FYI, I’d already seen to the beast’s demands. I merely sent this text to amuse myself. And amused I certainly was. If this creature looks a little ragged, keep in mind she is 15+ years old.
Anyway, on to the last two movies, wrapping up this year’s edition of the J.O.T. Film Festival. . . .
This was a movie I just dug out of my Netflix queue because I wanted to watch a Western that wasn’t 2+ hours long. I have to say the options for streaming from Netflix have really gone downhill. I don’t know if they lost some contracts or something, but there just isn’t much good stuff out there. I spent about a movie’s worth of time over the week just digging through the options, finding only a few that seem interesting.
This movie was mediocre at best. It was kind of a mess, with too much going on in the story to really make sense of, some bad stereotypes, etc. A lot of it just didn’t make sense to me at times. For example, there was this “mountain man” character who showed up a couple times, wearing a wolf’s head cape or something, who really played no part in the story at all but was just there to be tough. I don’t really know. Then, as I look at the cast, I see the writer/director also played the character whose acting was probably the worst. That’s never a good thing. I think if they had trimmed the story down to something simpler it might have worked, but for the most part, it didn’t.

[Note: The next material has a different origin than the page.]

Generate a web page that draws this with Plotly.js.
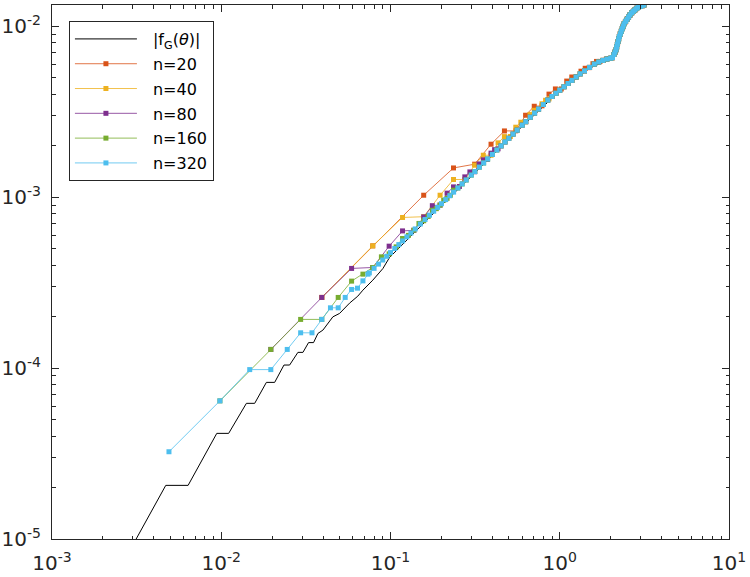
<!DOCTYPE html>
<html>
<head>
<meta charset="utf-8">
<script src="https://cdn.plot.ly/plotly-3.0.1.min.js"></script>
<style>html,body{margin:0;padding:0;background:#fff;}#plot{width:750px;height:577px;}</style>
</head>
<body>
<div id="plot"></div>
<script>
// ---- data ----
const seriesNames = ['|f<sub>G</sub>(<i>θ</i>)|', 'n=20', 'n=40', 'n=80', 'n=160', 'n=320'];

const blackX = [0.00305,0.0047,0.00637,0.00941,0.01106,0.01408,0.01576,0.01848,0.02068,0.02347,0.02535,0.02838,0.03039,0.0328,0.0351,0.03725,0.03987,0.04567,0.05002,0.0573,0.0641,0.0687,0.0786,0.0901,0.0987,0.12,0.15,0.2,0.3,0.5,1.0,1.5,2.05,2.2,2.4,2.8,3.1416];
const blackY = [9.48e-6,2.06e-5,2.06e-5,4.15e-5,4.15e-5,6.22e-5,6.22e-5,8.25e-5,8.25e-5,1.042e-4,1.042e-4,1.236e-4,1.236e-4,1.41e-4,1.41e-4,1.595e-4,1.668e-4,1.995e-4,2.089e-4,2.40e-4,2.636e-4,2.858e-4,3.27e-4,3.82e-4,4.44e-4,5.41e-4,6.78e-4,8.95e-4,1.322e-3,2.186e-3,4.19e-3,5.69e-3,6.5e-3,8.0e-3,1.035e-2,1.26e-2,1.332e-2];

// common dense band where all approximations overlap
const bandX = [0.075,0.08,0.085,0.09,0.095,0.1,0.106,0.112,0.118,0.125,0.132,0.14,0.15,0.16,0.17,0.18,0.19,0.2,0.212,0.224,0.236,0.25,0.265,0.28,0.3,0.315,0.335,0.355,0.375,0.4,0.425,0.45,0.475,0.5,0.53,0.56,0.6,0.63,0.67,0.71,0.75,0.8,0.85,0.9,0.95,1.0,1.06,1.12,1.18,1.25,1.32,1.4,1.5,1.6,1.7,1.8,1.9,2.0,2.05,2.09,2.12,2.15,2.17,2.19,2.21,2.23,2.25,2.28,2.31,2.34,2.37,2.4,2.45,2.5,2.55,2.6,2.66,2.72,2.78,2.85,2.92,3.0,3.07,3.1416];
const bandY = [3.607e-4,3.835e-4,4.06e-4,4.29e-4,4.51e-4,4.74e-4,5.01e-4,5.28e-4,5.55e-4,5.86e-4,6.17e-4,6.52e-4,6.97e-4,7.41e-4,7.85e-4,8.28e-4,8.72e-4,9.16e-4,9.68e-4,1.020e-3,1.071e-3,1.132e-3,1.196e-3,1.261e-3,1.347e-3,1.413e-3,1.499e-3,1.586e-3,1.673e-3,1.780e-3,1.888e-3,1.996e-3,2.104e-3,2.211e-3,2.340e-3,2.468e-3,2.639e-3,2.766e-3,2.937e-3,3.107e-3,3.276e-3,3.487e-3,3.700e-3,3.885e-3,4.057e-3,4.227e-3,4.428e-3,4.628e-3,4.825e-3,5.052e-3,5.27e-3,5.484e-3,5.747e-3,6.006e-3,6.183e-3,6.315e-3,6.43e-3,6.505e-3,6.56e-3,6.84e-3,7.053e-3,7.29e-3,7.57e-3,7.85e-3,8.145e-3,8.445e-3,8.72e-3,9.03e-3,9.35e-3,9.68e-3,1.001e-2,1.035e-2,1.068e-2,1.100e-2,1.133e-2,1.166e-2,1.198e-2,1.223e-2,1.247e-2,1.275e-2,1.294e-2,1.308e-2,1.320e-2,1.332e-2];

const n20X = [0.03927,0.07854,0.1571,0.2356,0.3142,0.3927,0.4712,0.5498,0.6283,0.7069,0.7854,0.8639,0.9425,1.021,1.0996,1.1781,1.2566,1.3352,1.4137,1.4923,1.5708,1.6493,1.7279,1.8064,1.885,1.9635,2.042,2.1206,2.1991,2.2777,2.3562,2.4347,2.5133,2.5918,2.6704,2.7489,2.8274,2.906,2.9845,3.063,3.1416];
const n20Y = [2.591e-4,5.19e-4,1.027e-3,1.483e-3,1.56e-3,2.042e-3,2.442e-3,2.445e-3,3.017e-3,3.405e-3,3.425e-3,4.01e-3,4.30e-3,4.30e-3,4.78e-3,5.05e-3,5.07e-3,5.46e-3,5.68e-3,5.73e-3,6.04e-3,6.23e-3,6.23e-3,6.32e-3,6.42e-3,6.48e-3,6.54e-3,7.06e-3,7.99e-3,9.01e-3,9.86e-3,1.058e-2,1.109e-2,1.161e-2,1.203e-2,1.235e-2,1.266e-2,1.291e-2,1.305e-2,1.319e-2,1.332e-2];

const n40X = [0.03927,0.07854,0.1178,0.1571,0.1963,0.2356,0.2749,0.3142,0.3534,0.3927,0.432,0.4712,0.5105,0.5498,0.589,0.6283,0.6676,0.7069,0.7461,0.7854,0.8247,0.8639];
const n40Y = [2.591e-4,5.19e-4,7.61e-4,7.69e-4,1.027e-3,1.269e-3,1.27e-3,1.539e-3,1.76e-3,1.76e-3,2.08e-3,2.262e-3,2.265e-3,2.568e-3,2.746e-3,2.76e-3,3.05e-3,3.225e-3,3.26e-3,3.52e-3,3.69e-3,3.76e-3];

const n80X = [0.01963,0.03927,0.0589,0.07854,0.09817,0.1178,0.1374,0.1571,0.1767,0.1963,0.216,0.2356,0.2553,0.2749,0.2945,0.3142,0.3338,0.3534,0.3731,0.3927,0.4123,0.432];
const n80Y = [1.286e-4,2.591e-4,3.83e-4,3.88e-4,5.17e-4,6.35e-4,6.4e-4,7.67e-4,8.92e-4,8.99e-4,1.056e-3,1.149e-3,1.155e-3,1.315e-3,1.406e-3,1.409e-3,1.565e-3,1.654e-3,1.664e-3,1.81e-3,1.898e-3,1.919e-3];

const n160X = [0.00982,0.01963,0.02945,0.03927,0.04909,0.0589,0.06872,0.07854,0.08836,0.09817,0.108,0.1178,0.1276,0.1374,0.1473,0.1571,0.1669,0.1767,0.1865,0.1963,0.2062,0.216,0.2258,0.2356];
const n160Y = [6.43e-5,1.286e-4,1.927e-4,1.927e-4,2.591e-4,3.228e-4,3.546e-4,3.88e-4,4.477e-4,4.66e-4,5.12e-4,5.73e-4,5.98e-4,6.41e-4,7.02e-4,7.28e-4,7.71e-4,8.39e-4,8.57e-4,8.99e-4,9.6e-4,9.85e-4,1.027e-3,1.099e-3];

const n320X = [0.00491,0.00982,0.01473,0.01963,0.02454,0.02945,0.03436,0.03927,0.04418,0.04909,0.054,0.0589,0.06381,0.06872,0.07363];
const n320Y = [3.24e-5,6.43e-5,9.8e-5,9.8e-5,1.286e-4,1.609e-4,1.609e-4,1.927e-4,2.253e-4,2.253e-4,2.591e-4,2.885e-4,2.936e-4,3.24e-4,3.546e-4];

const xTickVals = [1e-3, 1e-2, 1e-1, 1, 10];
const xTickText = ['10<sup>-3</sup>', '10<sup>-2</sup>', '10<sup>-1</sup>', '10<sup>0</sup>', '10<sup>1</sup>'];
const yTickVals = [1e-5, 1e-4, 1e-3, 1e-2];
const yTickText = ['10<sup>-5</sup>', '10<sup>-4</sup>', '10<sup>-3</sup>', '10<sup>-2</sup>'];

// ---- helpers ----
function withBand(xs, ys, after) {
  const X = xs.slice(), Y = ys.slice();
  for (let i = 0; i < bandX.length; i++) {
    if (bandX[i] > after) { X.push(bandX[i]); Y.push(bandY[i]); }
  }
  return [X, Y];
}
function minorVals(d0, d1) {
  const v = [];
  for (let d = d0; d < d1; d++) for (let m = 2; m <= 9; m++) v.push(m * Math.pow(10, d));
  return v;
}

const colors = ['#000000', '#D95319', '#EDB120', '#7E2F8E', '#77AC30', '#4DBEEE'];
const font = 'DejaVu Sans, Arial, sans-serif';
const axisColor = '#262626';

const s40 = withBand(n40X, n40Y, 0.87);
const s80 = withBand(n80X, n80Y, 0.44);
const s160 = withBand(n160X, n160Y, 0.24);
const s320 = withBand(n320X, n320Y, 0.074);

function markerTrace(i, X, Y) {
  return {
    x: X, y: Y, name: seriesNames[i], legendgroup: 'g' + i,
    type: 'scatter', mode: 'lines+markers',
    line: {color: colors[i], width: 0.8},
    marker: {color: colors[i], symbol: 'square', size: 5, line: {width: 0}}
  };
}

const traces = [
  {x: blackX, y: blackY, name: seriesNames[0], legendgroup: 'g0', type: 'scatter', mode: 'lines',
   line: {color: colors[0], width: 1}},
  markerTrace(1, n20X, n20Y),
  markerTrace(2, s40[0], s40[1]),
  markerTrace(3, s80[0], s80[1]),
  markerTrace(4, s160[0], s160[1]),
  markerTrace(5, s320[0], s320[1])
];

function axis(range, tv, tt, minor, standoff) {
  return {
    type: 'log', range: range, autorange: false,
    tickmode: 'array', tickvals: tv, ticktext: tt,
    ticks: 'inside', ticklen: 7, tickwidth: 1, tickcolor: axisColor,
    showline: true, linecolor: axisColor, linewidth: 1, mirror: 'ticks',
    showgrid: false, zeroline: false, ticklabelstandoff: standoff,
    tickfont: {family: font, size: 20, color: axisColor},
    minor: {tickmode: 'array', tickvals: minor, ticks: 'inside', ticklen: 3.5,
            tickwidth: 1, tickcolor: axisColor, showgrid: false}
  };
}

const layout = {
  width: 750, height: 577,
  margin: {l: 52, r: 21, t: 5, b: 38, pad: 0},
  paper_bgcolor: '#ffffff', plot_bgcolor: '#ffffff',
  font: {family: font, color: axisColor},
  xaxis: axis([-3, 1], xTickVals, xTickText, minorVals(-3, 1), 6),
  yaxis: axis([-5, -1.8754], yTickVals, yTickText, minorVals(-5, -1), 6),
  showlegend: true,
  legend: {
    x: 0.025, y: 0.97, xanchor: 'left', yanchor: 'top',
    bgcolor: '#ffffff', bordercolor: axisColor, borderwidth: 1,
    font: {family: font, size: 16, color: '#000000'},
    itemwidth: 73, tracegroupgap: 1, traceorder: 'grouped'
  }
};

Plotly.newPlot('plot', traces, layout, {staticPlot: true, displayModeBar: false}).then(function (gd) {
  // lengthen the legend line samples (MATLAB style) and centre the markers on them
  gd.querySelectorAll('.legend .legendlines path').forEach(function (p) {
    p.setAttribute('d', 'M5,0h62');
  });
  gd.querySelectorAll('.legend .legendsymbols path.scatterpts').forEach(function (p) {
    p.setAttribute('transform', 'translate(36,0)');
  });
});
</script>
</body>
</html>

The Heart and the Sea (2012)
I’m not a surfer, but someday I’d love to learn, even if it only means surfing the rivers around here. Nathan Oldfield is an Australian guy who is a schoolteacher, loves to surf, and makes surf movies in his free time. I purchased this movie via download from The Surf Network. If you check it out expecting superstar “buff, bronzed, and bitchin'” dudes and dudettes gliding across the faces of enormous waves, you’ll be disappointed. This is a quiet little film of mostly normal people in love with the sea and in love with the sport. Some of the footage is just people surfing, with a trippy soundtrack playing. Other segments are about people who build their own boards, or older folks who have been surfing for decades, and what this relationship with the ocean has meant to their lives. It is hypnotic in its approach, with none of the flash and blast of big money surfing. Some people might call it boring. I loved it.